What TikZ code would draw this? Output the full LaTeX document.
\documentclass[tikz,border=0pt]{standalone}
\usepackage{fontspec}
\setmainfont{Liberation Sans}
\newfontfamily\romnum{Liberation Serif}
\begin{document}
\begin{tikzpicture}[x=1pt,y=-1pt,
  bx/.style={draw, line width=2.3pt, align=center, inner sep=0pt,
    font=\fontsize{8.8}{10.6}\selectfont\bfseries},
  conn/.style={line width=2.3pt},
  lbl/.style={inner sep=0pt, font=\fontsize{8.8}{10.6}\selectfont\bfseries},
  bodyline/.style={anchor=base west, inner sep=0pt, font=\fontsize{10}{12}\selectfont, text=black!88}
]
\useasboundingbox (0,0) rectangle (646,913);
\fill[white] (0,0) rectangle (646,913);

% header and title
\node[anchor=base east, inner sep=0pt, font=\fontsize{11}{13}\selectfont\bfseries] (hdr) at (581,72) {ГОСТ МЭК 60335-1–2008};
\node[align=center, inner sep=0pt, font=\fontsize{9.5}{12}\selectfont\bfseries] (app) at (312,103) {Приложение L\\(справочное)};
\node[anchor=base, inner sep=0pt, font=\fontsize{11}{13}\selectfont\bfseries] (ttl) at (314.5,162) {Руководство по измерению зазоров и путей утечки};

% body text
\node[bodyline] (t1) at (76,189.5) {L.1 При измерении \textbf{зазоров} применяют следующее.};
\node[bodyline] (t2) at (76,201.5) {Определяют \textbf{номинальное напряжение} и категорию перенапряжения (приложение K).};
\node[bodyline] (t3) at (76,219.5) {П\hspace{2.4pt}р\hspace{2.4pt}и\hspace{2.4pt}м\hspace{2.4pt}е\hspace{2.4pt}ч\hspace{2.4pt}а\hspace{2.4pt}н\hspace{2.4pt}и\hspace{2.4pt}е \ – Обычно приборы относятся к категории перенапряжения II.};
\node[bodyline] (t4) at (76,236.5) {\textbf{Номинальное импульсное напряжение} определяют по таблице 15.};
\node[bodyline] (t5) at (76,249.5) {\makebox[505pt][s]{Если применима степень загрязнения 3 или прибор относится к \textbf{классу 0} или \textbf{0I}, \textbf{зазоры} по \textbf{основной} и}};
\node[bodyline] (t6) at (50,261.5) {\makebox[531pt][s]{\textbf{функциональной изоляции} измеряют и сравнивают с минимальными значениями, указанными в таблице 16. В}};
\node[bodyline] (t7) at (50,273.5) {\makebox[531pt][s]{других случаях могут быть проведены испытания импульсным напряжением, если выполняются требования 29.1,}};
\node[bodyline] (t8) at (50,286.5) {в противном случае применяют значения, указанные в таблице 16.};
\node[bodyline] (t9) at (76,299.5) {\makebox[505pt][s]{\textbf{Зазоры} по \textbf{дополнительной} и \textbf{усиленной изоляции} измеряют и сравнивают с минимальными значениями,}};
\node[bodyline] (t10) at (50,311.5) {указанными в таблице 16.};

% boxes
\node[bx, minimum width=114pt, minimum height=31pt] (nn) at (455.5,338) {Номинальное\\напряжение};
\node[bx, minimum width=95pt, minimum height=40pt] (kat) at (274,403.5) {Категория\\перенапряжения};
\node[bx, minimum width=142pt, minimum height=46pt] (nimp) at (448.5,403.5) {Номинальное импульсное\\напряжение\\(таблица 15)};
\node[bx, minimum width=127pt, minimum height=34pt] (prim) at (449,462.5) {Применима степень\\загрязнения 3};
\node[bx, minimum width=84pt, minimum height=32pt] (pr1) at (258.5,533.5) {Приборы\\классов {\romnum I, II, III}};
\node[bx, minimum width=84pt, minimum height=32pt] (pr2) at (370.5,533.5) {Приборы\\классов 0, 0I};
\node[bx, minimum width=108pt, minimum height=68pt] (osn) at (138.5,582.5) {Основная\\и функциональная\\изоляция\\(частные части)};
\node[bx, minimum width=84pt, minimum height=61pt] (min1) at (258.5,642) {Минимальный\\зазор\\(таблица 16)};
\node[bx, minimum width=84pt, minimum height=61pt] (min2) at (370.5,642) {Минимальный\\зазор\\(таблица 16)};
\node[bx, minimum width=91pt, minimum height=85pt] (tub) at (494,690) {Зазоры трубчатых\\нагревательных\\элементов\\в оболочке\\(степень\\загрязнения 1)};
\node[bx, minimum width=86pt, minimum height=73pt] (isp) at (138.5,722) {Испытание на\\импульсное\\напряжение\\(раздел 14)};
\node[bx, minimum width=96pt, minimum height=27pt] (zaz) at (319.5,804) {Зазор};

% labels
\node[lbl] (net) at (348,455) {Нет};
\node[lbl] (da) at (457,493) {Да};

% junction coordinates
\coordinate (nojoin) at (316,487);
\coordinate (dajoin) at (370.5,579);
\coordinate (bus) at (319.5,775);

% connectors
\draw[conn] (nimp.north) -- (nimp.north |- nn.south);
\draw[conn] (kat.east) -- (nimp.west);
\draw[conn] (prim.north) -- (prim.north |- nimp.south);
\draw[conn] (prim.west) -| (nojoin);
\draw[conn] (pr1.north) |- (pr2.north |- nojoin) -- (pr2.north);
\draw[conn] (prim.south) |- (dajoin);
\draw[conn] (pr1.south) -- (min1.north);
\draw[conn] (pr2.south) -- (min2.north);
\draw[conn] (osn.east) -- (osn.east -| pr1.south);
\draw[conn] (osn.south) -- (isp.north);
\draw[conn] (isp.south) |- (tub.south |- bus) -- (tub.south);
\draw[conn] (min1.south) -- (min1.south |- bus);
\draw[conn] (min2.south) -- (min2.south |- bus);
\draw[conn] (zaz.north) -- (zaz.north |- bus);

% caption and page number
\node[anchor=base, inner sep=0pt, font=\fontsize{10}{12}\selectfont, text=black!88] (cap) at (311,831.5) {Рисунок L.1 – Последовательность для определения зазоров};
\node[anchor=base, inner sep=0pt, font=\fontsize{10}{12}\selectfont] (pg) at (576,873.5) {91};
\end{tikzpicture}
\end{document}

---

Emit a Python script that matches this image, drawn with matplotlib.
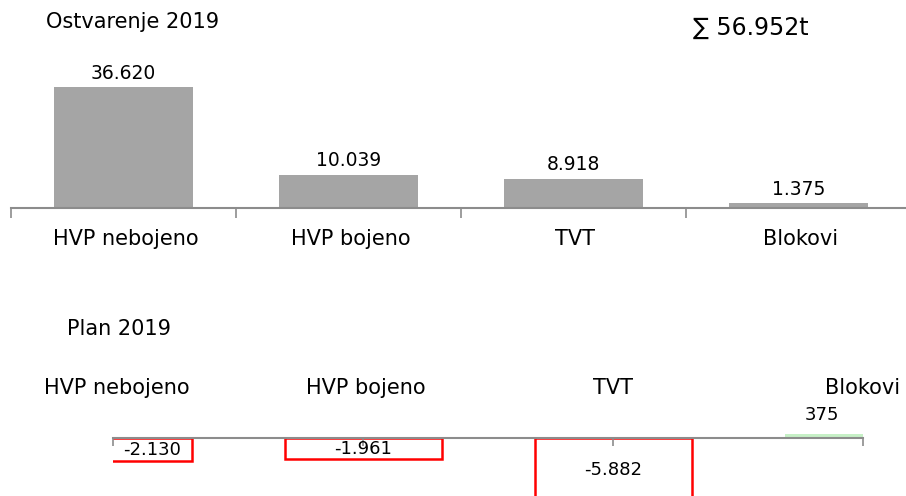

==

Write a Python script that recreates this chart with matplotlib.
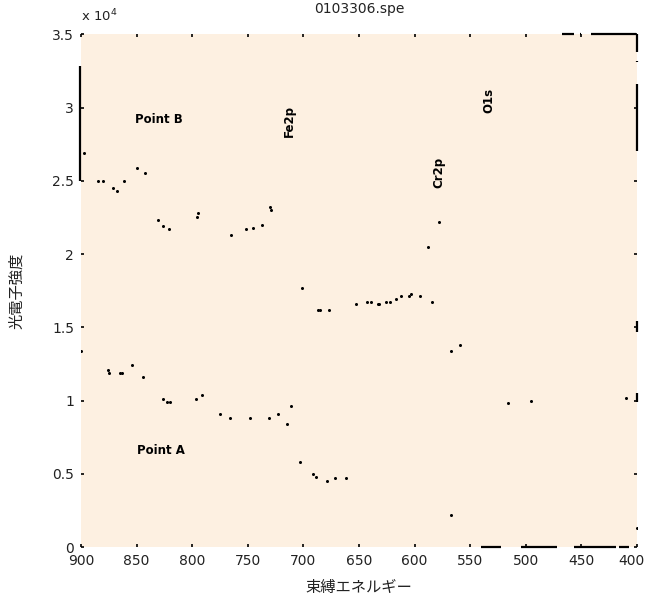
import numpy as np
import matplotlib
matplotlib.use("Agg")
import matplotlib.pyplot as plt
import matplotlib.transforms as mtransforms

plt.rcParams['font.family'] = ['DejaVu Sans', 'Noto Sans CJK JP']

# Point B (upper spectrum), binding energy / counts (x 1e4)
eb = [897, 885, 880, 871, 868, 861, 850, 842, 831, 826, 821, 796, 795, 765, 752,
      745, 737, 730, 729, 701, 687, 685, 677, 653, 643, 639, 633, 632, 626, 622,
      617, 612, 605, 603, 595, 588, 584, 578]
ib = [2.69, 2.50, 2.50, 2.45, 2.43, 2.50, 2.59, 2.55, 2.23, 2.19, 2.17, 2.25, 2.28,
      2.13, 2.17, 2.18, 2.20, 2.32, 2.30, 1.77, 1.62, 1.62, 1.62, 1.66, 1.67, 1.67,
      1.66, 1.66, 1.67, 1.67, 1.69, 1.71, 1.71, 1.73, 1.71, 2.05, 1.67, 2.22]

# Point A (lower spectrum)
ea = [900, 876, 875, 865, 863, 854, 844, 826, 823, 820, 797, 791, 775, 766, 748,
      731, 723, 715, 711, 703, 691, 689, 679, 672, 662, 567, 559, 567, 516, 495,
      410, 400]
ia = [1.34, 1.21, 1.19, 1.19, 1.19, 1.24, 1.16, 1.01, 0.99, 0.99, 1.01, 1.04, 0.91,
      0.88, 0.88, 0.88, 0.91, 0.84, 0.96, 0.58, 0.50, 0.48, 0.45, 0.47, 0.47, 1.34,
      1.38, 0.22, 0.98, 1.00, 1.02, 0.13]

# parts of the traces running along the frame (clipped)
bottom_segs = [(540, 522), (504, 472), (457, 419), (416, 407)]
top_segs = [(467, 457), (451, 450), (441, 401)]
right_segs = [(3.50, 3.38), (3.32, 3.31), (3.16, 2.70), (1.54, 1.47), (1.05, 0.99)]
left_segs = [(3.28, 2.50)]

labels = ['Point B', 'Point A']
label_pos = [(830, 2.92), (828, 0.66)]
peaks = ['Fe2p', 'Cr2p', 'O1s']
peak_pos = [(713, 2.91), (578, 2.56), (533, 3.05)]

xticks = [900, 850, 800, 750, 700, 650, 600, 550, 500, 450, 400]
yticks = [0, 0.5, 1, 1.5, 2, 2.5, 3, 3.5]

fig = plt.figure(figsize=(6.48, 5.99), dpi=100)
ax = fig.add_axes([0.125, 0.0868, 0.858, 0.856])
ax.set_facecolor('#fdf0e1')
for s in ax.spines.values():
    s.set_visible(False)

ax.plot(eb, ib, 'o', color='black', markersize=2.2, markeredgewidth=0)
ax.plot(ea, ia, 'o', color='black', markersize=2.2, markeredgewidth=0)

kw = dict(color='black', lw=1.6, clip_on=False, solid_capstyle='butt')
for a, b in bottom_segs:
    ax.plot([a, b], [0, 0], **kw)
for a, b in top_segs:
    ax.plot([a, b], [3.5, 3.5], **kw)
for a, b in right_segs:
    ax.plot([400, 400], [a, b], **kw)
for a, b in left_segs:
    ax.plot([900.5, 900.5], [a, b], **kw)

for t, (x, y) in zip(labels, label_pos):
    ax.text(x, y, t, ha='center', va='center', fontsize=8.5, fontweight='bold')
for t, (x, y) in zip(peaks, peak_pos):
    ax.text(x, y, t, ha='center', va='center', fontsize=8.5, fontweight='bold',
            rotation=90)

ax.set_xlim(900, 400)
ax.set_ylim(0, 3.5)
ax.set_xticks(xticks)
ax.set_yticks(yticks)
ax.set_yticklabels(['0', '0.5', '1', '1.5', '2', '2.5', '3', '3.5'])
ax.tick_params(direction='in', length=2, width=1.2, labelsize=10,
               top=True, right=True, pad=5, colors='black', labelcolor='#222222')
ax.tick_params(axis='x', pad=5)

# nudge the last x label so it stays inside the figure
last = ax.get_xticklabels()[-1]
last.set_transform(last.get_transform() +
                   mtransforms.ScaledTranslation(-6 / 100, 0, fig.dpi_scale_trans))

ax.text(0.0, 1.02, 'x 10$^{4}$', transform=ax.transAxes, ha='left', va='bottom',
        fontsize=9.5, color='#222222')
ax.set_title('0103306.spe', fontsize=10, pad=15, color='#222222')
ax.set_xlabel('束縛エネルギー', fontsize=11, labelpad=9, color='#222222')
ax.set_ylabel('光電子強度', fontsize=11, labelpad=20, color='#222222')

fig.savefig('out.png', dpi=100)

Required task – Go through the records and copy each line with "Python" in it.

Output of the task –
Emit a Python script that matches this image, drawn with matplotlib.
Write a Python script that recreates this chart with matplotlib.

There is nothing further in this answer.